-- Dataset excerpt --
+===+

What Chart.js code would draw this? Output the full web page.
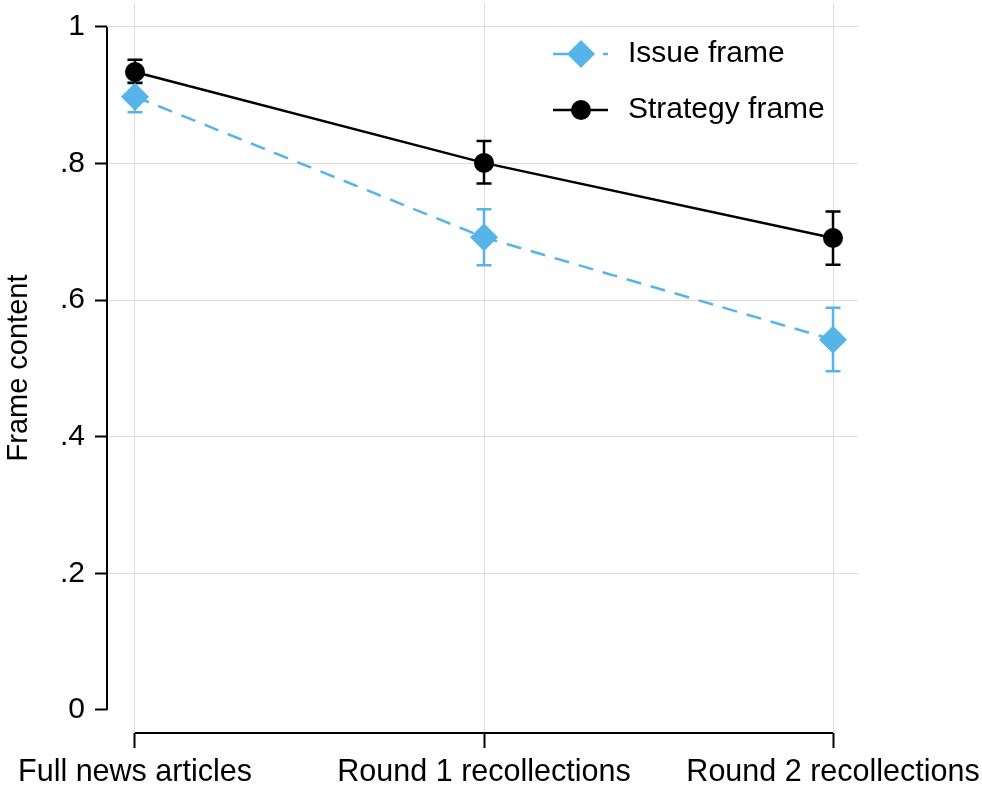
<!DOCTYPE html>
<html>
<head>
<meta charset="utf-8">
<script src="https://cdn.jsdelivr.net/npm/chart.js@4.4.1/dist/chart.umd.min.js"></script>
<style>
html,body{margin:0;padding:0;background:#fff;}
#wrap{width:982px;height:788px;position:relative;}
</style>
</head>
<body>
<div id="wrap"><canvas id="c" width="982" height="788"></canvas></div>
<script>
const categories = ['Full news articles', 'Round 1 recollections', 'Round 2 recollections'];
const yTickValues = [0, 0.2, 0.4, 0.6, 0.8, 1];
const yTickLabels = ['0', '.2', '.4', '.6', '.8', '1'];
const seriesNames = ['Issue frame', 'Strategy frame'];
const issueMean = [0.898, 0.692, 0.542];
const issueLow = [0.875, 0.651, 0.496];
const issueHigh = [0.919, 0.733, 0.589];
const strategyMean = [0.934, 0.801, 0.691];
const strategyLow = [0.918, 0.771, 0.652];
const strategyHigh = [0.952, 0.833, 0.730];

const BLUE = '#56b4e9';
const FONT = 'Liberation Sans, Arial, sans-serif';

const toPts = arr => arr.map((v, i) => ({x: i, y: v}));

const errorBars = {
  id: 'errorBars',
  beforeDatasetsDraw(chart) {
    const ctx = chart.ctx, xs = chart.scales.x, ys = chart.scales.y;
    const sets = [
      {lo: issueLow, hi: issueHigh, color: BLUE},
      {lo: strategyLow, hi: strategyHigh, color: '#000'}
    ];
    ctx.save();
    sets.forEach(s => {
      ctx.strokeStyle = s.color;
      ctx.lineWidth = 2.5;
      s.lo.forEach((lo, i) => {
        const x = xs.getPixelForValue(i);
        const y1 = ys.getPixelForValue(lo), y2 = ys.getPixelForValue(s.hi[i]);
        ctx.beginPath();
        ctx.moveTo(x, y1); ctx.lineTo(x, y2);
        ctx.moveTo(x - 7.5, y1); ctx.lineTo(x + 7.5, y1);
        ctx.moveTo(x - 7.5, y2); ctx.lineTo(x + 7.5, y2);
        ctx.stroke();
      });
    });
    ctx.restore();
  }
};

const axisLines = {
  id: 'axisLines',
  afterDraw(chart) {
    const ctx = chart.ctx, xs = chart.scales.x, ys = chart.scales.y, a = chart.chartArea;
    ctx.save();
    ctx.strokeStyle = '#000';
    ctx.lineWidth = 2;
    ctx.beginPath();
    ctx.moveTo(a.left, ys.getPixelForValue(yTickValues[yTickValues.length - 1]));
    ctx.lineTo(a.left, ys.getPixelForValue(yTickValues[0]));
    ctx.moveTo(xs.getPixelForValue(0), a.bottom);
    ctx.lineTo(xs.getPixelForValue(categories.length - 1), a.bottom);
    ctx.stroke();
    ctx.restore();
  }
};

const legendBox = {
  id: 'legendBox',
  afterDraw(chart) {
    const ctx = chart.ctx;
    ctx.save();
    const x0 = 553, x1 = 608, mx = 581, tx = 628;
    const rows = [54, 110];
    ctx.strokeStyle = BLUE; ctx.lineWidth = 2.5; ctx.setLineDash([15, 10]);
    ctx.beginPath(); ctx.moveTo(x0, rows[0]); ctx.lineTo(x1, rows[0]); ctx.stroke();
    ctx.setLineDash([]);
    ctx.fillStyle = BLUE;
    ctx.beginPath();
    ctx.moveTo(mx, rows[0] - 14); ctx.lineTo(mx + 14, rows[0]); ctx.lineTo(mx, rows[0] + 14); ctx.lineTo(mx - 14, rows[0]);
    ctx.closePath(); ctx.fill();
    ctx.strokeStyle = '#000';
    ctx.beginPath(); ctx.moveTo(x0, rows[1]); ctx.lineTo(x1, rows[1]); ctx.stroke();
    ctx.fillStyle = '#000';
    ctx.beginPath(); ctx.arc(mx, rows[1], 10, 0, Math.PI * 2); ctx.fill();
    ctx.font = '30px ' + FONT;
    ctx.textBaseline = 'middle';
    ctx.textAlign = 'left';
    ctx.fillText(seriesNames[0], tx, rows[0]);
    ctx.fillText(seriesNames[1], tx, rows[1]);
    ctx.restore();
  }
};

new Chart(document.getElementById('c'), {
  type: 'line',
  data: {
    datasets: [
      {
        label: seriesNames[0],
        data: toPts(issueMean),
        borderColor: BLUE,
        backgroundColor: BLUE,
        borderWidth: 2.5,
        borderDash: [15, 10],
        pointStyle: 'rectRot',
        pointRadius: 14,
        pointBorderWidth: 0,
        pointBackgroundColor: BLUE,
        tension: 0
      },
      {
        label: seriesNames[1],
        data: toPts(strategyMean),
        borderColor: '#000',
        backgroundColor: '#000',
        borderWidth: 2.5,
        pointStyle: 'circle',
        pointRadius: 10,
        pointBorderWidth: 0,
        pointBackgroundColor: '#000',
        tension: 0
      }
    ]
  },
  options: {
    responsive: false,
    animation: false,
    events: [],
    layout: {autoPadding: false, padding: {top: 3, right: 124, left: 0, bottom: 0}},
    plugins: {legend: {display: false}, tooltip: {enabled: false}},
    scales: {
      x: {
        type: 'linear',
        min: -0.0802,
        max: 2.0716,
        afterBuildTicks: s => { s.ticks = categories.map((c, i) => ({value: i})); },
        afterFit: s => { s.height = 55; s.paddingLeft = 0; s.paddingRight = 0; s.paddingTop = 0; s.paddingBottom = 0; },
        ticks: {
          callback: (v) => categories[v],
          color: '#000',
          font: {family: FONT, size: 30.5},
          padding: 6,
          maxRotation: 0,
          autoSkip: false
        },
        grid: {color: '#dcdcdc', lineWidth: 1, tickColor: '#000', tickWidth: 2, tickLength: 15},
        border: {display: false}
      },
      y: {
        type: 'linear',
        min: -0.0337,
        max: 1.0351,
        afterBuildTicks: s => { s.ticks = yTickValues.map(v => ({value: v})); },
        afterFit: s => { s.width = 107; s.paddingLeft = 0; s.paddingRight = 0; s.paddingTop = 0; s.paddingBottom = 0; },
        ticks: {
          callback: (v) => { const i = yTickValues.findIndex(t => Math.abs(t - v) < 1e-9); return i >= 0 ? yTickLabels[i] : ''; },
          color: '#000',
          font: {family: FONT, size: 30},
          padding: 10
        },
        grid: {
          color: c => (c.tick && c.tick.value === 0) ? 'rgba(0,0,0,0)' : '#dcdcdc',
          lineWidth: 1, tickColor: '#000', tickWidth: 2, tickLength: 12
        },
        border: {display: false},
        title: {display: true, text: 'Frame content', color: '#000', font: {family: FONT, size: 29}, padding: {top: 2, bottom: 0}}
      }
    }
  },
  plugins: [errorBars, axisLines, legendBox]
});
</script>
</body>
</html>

+===+

-- Given request --
Repeat the data exactly, without the pictures.

-- Complete response --
What Chart.js code would draw this? Output the full web page.
<!DOCTYPE html>
<html>
<head>
<meta charset="utf-8">
<script src="https://cdn.jsdelivr.net/npm/chart.js@4.4.1/dist/chart.umd.min.js"></script>
<style>
html,body{margin:0;padding:0;background:#fff;}
#wrap{width:982px;height:788px;position:relative;}
</style>
</head>
<body>
<div id="wrap"><canvas id="c" width="982" height="788"></canvas></div>
<script>
const categories = ['Full news articles', 'Round 1 recollections', 'Round 2 recollections'];
const yTickValues = [0, 0.2, 0.4, 0.6, 0.8, 1];
const yTickLabels = ['0', '.2', '.4', '.6', '.8', '1'];
const seriesNames = ['Issue frame', 'Strategy frame'];
const issueMean = [0.898, 0.692, 0.542];
const issueLow = [0.875, 0.651, 0.496];
const issueHigh = [0.919, 0.733, 0.589];
const strategyMean = [0.934, 0.801, 0.691];
const strategyLow = [0.918, 0.771, 0.652];
const strategyHigh = [0.952, 0.833, 0.730];

const BLUE = '#56b4e9';
const FONT = 'Liberation Sans, Arial, sans-serif';

const toPts = arr => arr.map((v, i) => ({x: i, y: v}));

const errorBars = {
  id: 'errorBars',
  beforeDatasetsDraw(chart) {
    const ctx = chart.ctx, xs = chart.scales.x, ys = chart.scales.y;
    const sets = [
      {lo: issueLow, hi: issueHigh, color: BLUE},
      {lo: strategyLow, hi: strategyHigh, color: '#000'}
    ];
    ctx.save();
    sets.forEach(s => {
      ctx.strokeStyle = s.color;
      ctx.lineWidth = 2.5;
      s.lo.forEach((lo, i) => {
        const x = xs.getPixelForValue(i);
        const y1 = ys.getPixelForValue(lo), y2 = ys.getPixelForValue(s.hi[i]);
        ctx.beginPath();
        ctx.moveTo(x, y1); ctx.lineTo(x, y2);
        ctx.moveTo(x - 7.5, y1); ctx.lineTo(x + 7.5, y1);
        ctx.moveTo(x - 7.5, y2); ctx.lineTo(x + 7.5, y2);
        ctx.stroke();
      });
    });
    ctx.restore();
  }
};

const axisLines = {
  id: 'axisLines',
  afterDraw(chart) {
    const ctx = chart.ctx, xs = chart.scales.x, ys = chart.scales.y, a = chart.chartArea;
    ctx.save();
    ctx.strokeStyle = '#000';
    ctx.lineWidth = 2;
    ctx.beginPath();
    ctx.moveTo(a.left, ys.getPixelForValue(yTickValues[yTickValues.length - 1]));
    ctx.lineTo(a.left, ys.getPixelForValue(yTickValues[0]));
    ctx.moveTo(xs.getPixelForValue(0), a.bottom);
    ctx.lineTo(xs.getPixelForValue(categories.length - 1), a.bottom);
    ctx.stroke();
    ctx.restore();
  }
};

const legendBox = {
  id: 'legendBox',
  afterDraw(chart) {
    const ctx = chart.ctx;
    ctx.save();
    const x0 = 553, x1 = 608, mx = 581, tx = 628;
    const rows = [54, 110];
    ctx.strokeStyle = BLUE; ctx.lineWidth = 2.5; ctx.setLineDash([15, 10]);
    ctx.beginPath(); ctx.moveTo(x0, rows[0]); ctx.lineTo(x1, rows[0]); ctx.stroke();
    ctx.setLineDash([]);
    ctx.fillStyle = BLUE;
    ctx.beginPath();
    ctx.moveTo(mx, rows[0] - 14); ctx.lineTo(mx + 14, rows[0]); ctx.lineTo(mx, rows[0] + 14); ctx.lineTo(mx - 14, rows[0]);
    ctx.closePath(); ctx.fill();
    ctx.strokeStyle = '#000';
    ctx.beginPath(); ctx.moveTo(x0, rows[1]); ctx.lineTo(x1, rows[1]); ctx.stroke();
    ctx.fillStyle = '#000';
    ctx.beginPath(); ctx.arc(mx, rows[1], 10, 0, Math.PI * 2); ctx.fill();
    ctx.font = '30px ' + FONT;
    ctx.textBaseline = 'middle';
    ctx.textAlign = 'left';
    ctx.fillText(seriesNames[0], tx, rows[0]);
    ctx.fillText(seriesNames[1], tx, rows[1]);
    ctx.restore();
  }
};

new Chart(document.getElementById('c'), {
  type: 'line',
  data: {
    datasets: [
      {
        label: seriesNames[0],
        data: toPts(issueMean),
        borderColor: BLUE,
        backgroundColor: BLUE,
        borderWidth: 2.5,
        borderDash: [15, 10],
        pointStyle: 'rectRot',
        pointRadius: 14,
        pointBorderWidth: 0,
        pointBackgroundColor: BLUE,
        tension: 0
      },
      {
        label: seriesNames[1],
        data: toPts(strategyMean),
        borderColor: '#000',
        backgroundColor: '#000',
        borderWidth: 2.5,
        pointStyle: 'circle',
        pointRadius: 10,
        pointBorderWidth: 0,
        pointBackgroundColor: '#000',
        tension: 0
      }
    ]
  },
  options: {
    responsive: false,
    animation: false,
    events: [],
    layout: {autoPadding: false, padding: {top: 3, right: 124, left: 0, bottom: 0}},
    plugins: {legend: {display: false}, tooltip: {enabled: false}},
    scales: {
      x: {
        type: 'linear',
        min: -0.0802,
        max: 2.0716,
        afterBuildTicks: s => { s.ticks = categories.map((c, i) => ({value: i})); },
        afterFit: s => { s.height = 55; s.paddingLeft = 0; s.paddingRight = 0; s.paddingTop = 0; s.paddingBottom = 0; },
        ticks: {
          callback: (v) => categories[v],
          color: '#000',
          font: {family: FONT, size: 30.5},
          padding: 6,
          maxRotation: 0,
          autoSkip: false
        },
        grid: {color: '#dcdcdc', lineWidth: 1, tickColor: '#000', tickWidth: 2, tickLength: 15},
        border: {display: false}
      },
      y: {
        type: 'linear',
        min: -0.0337,
        max: 1.0351,
        afterBuildTicks: s => { s.ticks = yTickValues.map(v => ({value: v})); },
        afterFit: s => { s.width = 107; s.paddingLeft = 0; s.paddingRight = 0; s.paddingTop = 0; s.paddingBottom = 0; },
        ticks: {
          callback: (v) => { const i = yTickValues.findIndex(t => Math.abs(t - v) < 1e-9); return i >= 0 ? yTickLabels[i] : ''; },
          color: '#000',
          font: {family: FONT, size: 30},
          padding: 10
        },
        grid: {
          color: c => (c.tick && c.tick.value === 0) ? 'rgba(0,0,0,0)' : '#dcdcdc',
          lineWidth: 1, tickColor: '#000', tickWidth: 2, tickLength: 12
        },
        border: {display: false},
        title: {display: true, text: 'Frame content', color: '#000', font: {family: FONT, size: 29}, padding: {top: 2, bottom: 0}}
      }
    }
  },
  plugins: [errorBars, axisLines, legendBox]
});
</script>
</body>
</html>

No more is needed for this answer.